Today starts the trial of Turkish novelist Orhan Pamuk

Secular Democracy Goes on Trial -- by PANKAJ MISHRA

Simla, India -- WHEN in 1989 Ayatollah Ruhollah Khomeini of Iran sentenced Salman Rushdie to death, saying he had blasphemed the Prophet Muhammad in his novel "The Satanic Verses," it was seen even in the Islamic world as an act of political opportunism, intended to boost Iran over its rival Saudi Arabia as the beacon of global Islam. It garnered little support among the clergy outside Iran, or among Muslims in general; and Iran itself seemed to acknowledge public revulsion in 1998 when it stated it would no longer carry out the death sentence.

The ayatollah's fatwa however created what, in retrospect, seems an extraordinary ideological consensus among the largely secularized Western intelligentsia. Writing in Mr. Rushdie's defense, novelists, poets, newspaper editors and columnists painted themselves as defenders of the European Enlightenment battling the dark atavism of religion.

This view of an unreformed Islam prone to anti-Western extremism re-emerged, of course, after the terrorist attacks of 9/11. Many conservative intellectuals in the United States and Britain declared their resolve to fight to the bitter end against "Islamo-fascism"; and even the more liberal intellectuals demanded an immediate Islamic Reformation.

But these familiar generalities - Enlightenment versus Religion, Democracy versus Fascism - have always been facile, and are now being exploded by the ordeal of another prominent writer of Muslim ancestry, Orhan Pamuk, who goes on trial in Turkey today.

Mr. Pamuk is accused of a committing a crime by mentioning, in an interview with a Swiss newspaper, that "a million Armenians and 30,000 Kurds" were killed in Turkey after World War I. The Armenian massacres are a widely documented fact. But it is an officially taboo subject in Turkey; and the government, nationalist political groups and press immediately joined in attacking Mr. Pamuk.

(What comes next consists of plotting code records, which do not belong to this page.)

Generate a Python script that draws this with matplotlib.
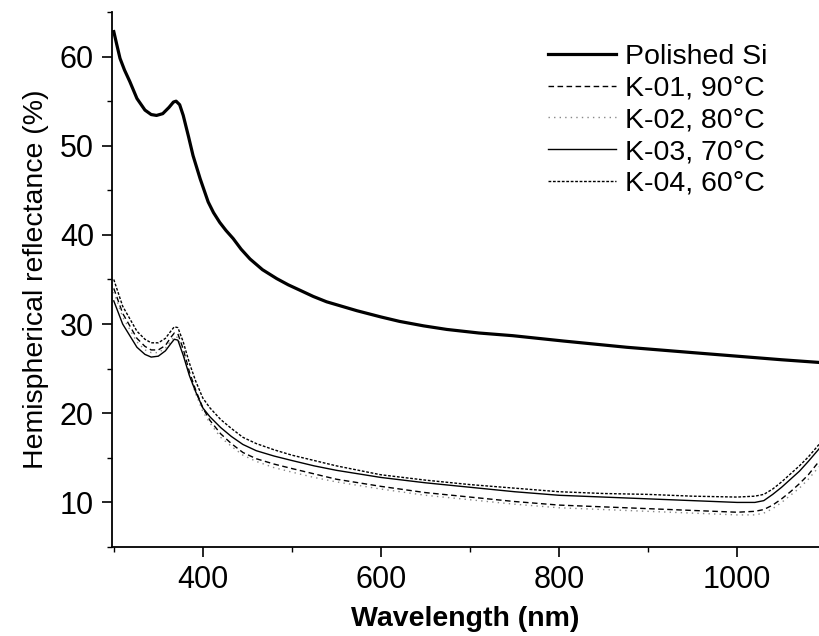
import matplotlib
matplotlib.use("Agg")
import matplotlib.pyplot as plt
from matplotlib.ticker import MultipleLocator

plt.rcParams['font.family'] = ['Liberation Sans', 'DejaVu Sans']

# Polished silicon reference spectrum
wl_si = [300, 303, 307, 312, 318, 326, 335, 342, 348, 355, 362, 367, 370, 374, 378,
         384, 389, 397, 406, 412, 419, 426, 434, 443, 453, 467, 483, 496, 509, 524,
         539, 556, 573, 600, 621, 648, 674, 710, 748, 805, 876, 950, 1000, 1050, 1092]
r_si = [62.8, 61.5, 59.8, 58.5, 57.2, 55.3, 54.0, 53.5, 53.4, 53.6, 54.3, 54.9, 55.0,
        54.6, 53.4, 51.0, 48.9, 46.3, 43.7, 42.5, 41.4, 40.5, 39.6, 38.4, 37.3, 36.1,
        35.1, 34.4, 33.8, 33.1, 32.5, 32.0, 31.5, 30.8, 30.3, 29.8, 29.4, 29.0, 28.7,
        28.1, 27.4, 26.8, 26.4, 26.0, 25.7]

# Textured samples share one wavelength grid
wl_k = [300, 305, 310, 318, 326, 335, 342, 350, 358, 364, 368, 372, 378, 385, 392, 400,
        408, 420, 432, 445, 460, 480, 500, 525, 550, 600, 650, 700, 750, 800, 850, 900,
        950, 1000, 1020, 1030, 1040, 1050, 1060, 1070, 1080, 1092]
r_k01 = [34.0, 32.6, 31.2, 29.8, 28.4, 27.5, 27.1, 27.1, 27.6, 28.5, 29.0, 28.9, 27.2,
         24.6, 22.6, 20.6, 19.2, 17.7, 16.6, 15.6, 14.9, 14.3, 13.8, 13.2, 12.6, 11.8,
         11.1, 10.6, 10.1, 9.7, 9.5, 9.3, 9.1, 8.9, 9.0, 9.2, 9.7, 10.4, 11.2, 12.1,
         13.1, 14.6]
r_k02 = [33.6, 32.2, 30.8, 29.4, 28.0, 27.1, 26.8, 26.8, 27.3, 28.1, 28.6, 28.5, 26.8,
         24.3, 22.2, 20.2, 18.9, 17.3, 16.3, 15.3, 14.6, 13.9, 13.4, 12.8, 12.3, 11.5,
         10.8, 10.3, 9.8, 9.4, 9.2, 9.0, 8.8, 8.6, 8.6, 8.8, 9.3, 10.0, 10.8, 11.6,
         12.6, 14.0]
r_k03 = [32.6, 31.3, 30.0, 28.7, 27.4, 26.6, 26.3, 26.4, 27.0, 27.8, 28.3, 28.2, 26.5,
         24.2, 22.4, 20.6, 19.6, 18.4, 17.4, 16.5, 15.8, 15.2, 14.7, 14.1, 13.6, 12.8,
         12.2, 11.7, 11.2, 10.8, 10.6, 10.4, 10.2, 10.0, 10.0, 10.2, 10.9, 11.7, 12.6,
         13.5, 14.6, 16.0]
r_k04 = [35.0, 33.5, 32.0, 30.6, 29.2, 28.3, 27.9, 27.9, 28.4, 29.2, 29.7, 29.6, 28.0,
         25.6, 23.6, 21.7, 20.6, 19.3, 18.3, 17.3, 16.6, 15.9, 15.3, 14.7, 14.1, 13.1,
         12.5, 12.0, 11.6, 11.2, 11.0, 10.9, 10.7, 10.6, 10.7, 10.9, 11.5, 12.3, 13.2,
         14.1, 15.1, 16.5]

labels = ["Polished Si", "K-01, 90°C", "K-02, 80°C", "K-03, 70°C", "K-04, 60°C"]

fig = plt.figure(figsize=(8.19, 6.36), dpi=100)
ax = fig.add_axes([112 / 819, 1 - 547 / 636, 1 - 112 / 819, (547 - 12) / 636])

ax.plot(wl_si, r_si, color="black", lw=2.3, label=labels[0])
ax.plot(wl_k, r_k01, color="black", lw=1.0, ls=(0, (4, 2.5)), label=labels[1])
ax.plot(wl_k, r_k02, color="#888888", lw=1.0, ls=(0, (1, 3)), label=labels[2])
ax.plot(wl_k, r_k03, color="black", lw=1.0, ls="-", label=labels[3])
ax.plot(wl_k, r_k04, color="black", lw=1.0, ls=(0, (2, 1.2)), label=labels[4])

ax.set_xlim(298, 1092)
ax.set_ylim(5, 65)

ax.xaxis.set_major_locator(MultipleLocator(200))
ax.xaxis.set_minor_locator(MultipleLocator(100))
ax.yaxis.set_major_locator(MultipleLocator(10))
ax.yaxis.set_minor_locator(MultipleLocator(5))

for side in ("top", "right"):
    ax.spines[side].set_visible(False)
for side in ("left", "bottom"):
    ax.spines[side].set_linewidth(1.3)

ax.tick_params(which="major", direction="out", length=7, width=1.2, labelsize=22, pad=6)
ax.tick_params(which="minor", direction="out", length=3.5, width=1.0)

ax.set_xlabel("Wavelength (nm)", fontsize=20.5, fontweight="bold", labelpad=8)
ax.set_ylabel("Hemispherical reflectance (%)", fontsize=20.5, labelpad=8)

leg = ax.legend(loc="upper right", bbox_to_anchor=(767 / 819, 1 - 44 / 636),
                bbox_transform=fig.transFigure, frameon=False, fontsize=20.5,
                handlelength=2.4, handletextpad=0.3, labelspacing=0.2,
                borderpad=0, borderaxespad=0)

fig.savefig("out.png", dpi=100)
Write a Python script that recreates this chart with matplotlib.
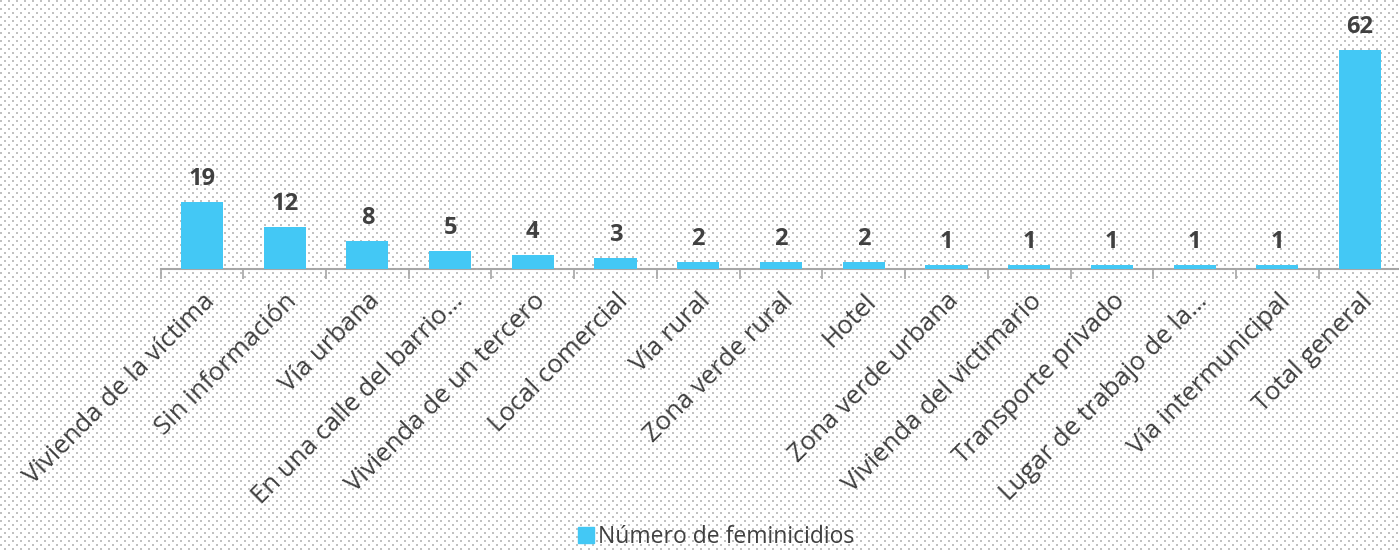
import numpy as np
import matplotlib
matplotlib.use("Agg")
import matplotlib.pyplot as plt
from matplotlib.patches import Patch

categorias = ["Vivienda de la víctima", "Sin información", "Vía urbana",
              "En una calle del barrio…", "Vivienda de un tercero", "Local comercial",
              "Vía rural", "Zona verde rural", "Hotel", "Zona verde urbana",
              "Vivienda del victimario", "Transporte privado", "Lugar de trabajo de la…",
              "Vía intermunicipal", "Total general"]
feminicidios = [19, 12, 8, 5, 4, 3, 2, 2, 2, 1, 1, 1, 1, 1, 62]

W, H = 1399, 552
color_barra = "#43C8F5"
gris_texto = "#404040"

plt.rcParams["font.family"] = ["Open Sans", "DejaVu Sans"]

fig = plt.figure(figsize=(W / 100, H / 100), dpi=100)

# fondo punteado (trama 5%)
fondo = np.ones((H, W, 3))
for y in range(0, H, 4):
    off = 0 if (y // 4) % 2 == 0 else 4
    for x in range(off, W, 8):
        fondo[y:y + 2, x:x + 2] = 0.76
fig.figimage(fondo, xo=0, yo=0, zorder=-5)

x0 = 160.6 / W
ancho = 1240.8 / W
base = (H - 269) / H
ax = fig.add_axes([x0, base, ancho, 1 - base])
ax.set_zorder(2)
ax.patch.set_alpha(0)

pos = np.arange(len(categorias))
ax.bar(pos, feminicidios, width=0.51, color=color_barra, zorder=3)
ax.set_xlim(-0.5, len(categorias) - 0.5)
ax.set_ylim(0, 76.2)

for p, v in zip(pos, feminicidios):
    ax.annotate(str(v), (p, v), xytext=(0, 8), textcoords="offset points",
                ha="center", va="bottom", fontsize=17, fontweight="bold",
                color=gris_texto)

for s in ["top", "left", "right"]:
    ax.spines[s].set_visible(False)
ax.spines["bottom"].set_color("#A6A6A6")
ax.spines["bottom"].set_linewidth(1.5)
ax.spines["bottom"].set_clip_on(False)
ax.set_yticks([])

ax.set_xticks(np.arange(-0.5, len(categorias), 1.0))
ax.set_xticklabels([])
ax.tick_params(axis="x", which="major", length=7, width=1.2, color="#A6A6A6")
ax.set_xticks(pos, minor=True)
ax.set_xticklabels(categorias, minor=True, rotation=45, ha="right",
                   rotation_mode="anchor", fontsize=18.5, color=gris_texto)
ax.tick_params(axis="x", which="minor", length=0, pad=14)

leg = fig.legend(handles=[Patch(color=color_barra, label="Número de feminicidios")],
                 loc="lower center", bbox_to_anchor=(0.512, -0.032), frameon=False,
                 prop={"size": 16.5}, labelcolor=gris_texto,
                 handlelength=0.7, handleheight=0.7, handletextpad=0.2)
leg.set_zorder(3)

fig.savefig("out.png", dpi=100)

Many Western politicians and intellectuals reacted late, or confusedly, to this assault on a celebrated writer. This may be because the West often upholds Turkey as an example of a Muslim society embracing secular democracy. Turkey's apparently ongoing enlightenment underpins its claim to be considered part of Europe.

So what explains this latest Turkish assault on free speech? It won't do to blame religious extremists. Most of Mr. Pamuk's detractors belong to the political right wing, which in Turkey means that they are determined secularists. The prosecutor who instigated the legal proceedings belongs to a longstanding secular Turkish state that has cracked down on Muslim women wearing headscarves more harshly than has France.

What does seem apparent is that, like all nation-states, Turkey has its own sacred nationalist myths and will protect them as fiercely as, if not more than, any society claming the sanction of religion. This state-sponsored nationalism attracts a wide range of Turks, including many members of the educated elite.

And Turkey's middle-class nationalism, as Mr. Pamuk has pointed out, is hardly exceptional. Other nations wearing some of the emblems of Western modernity - secularism, democracy, a free-market economy - hardly offer any guarantees of free speech. Consider, for example, China, India and Russia, three multiethnic and officially secular nation-states that are experimenting with variations on the free-market economy.

In all these countries, a growing middle class turned a blind eye to, or even actively supported, the suppression of ethnic minorities in the name of national unity. In democratic India, up to 70,000 people have died in Kashmir in a violent insurgency that the Indian news media have yet to honestly reckon with. In Russian Chechnya, civilians and journalists have been as much victims as Islamic rebels. And such is the power of Chinese nationalism that even most dissident intellectuals in the West feel that Tibet and Xinjiang are part of their motherland.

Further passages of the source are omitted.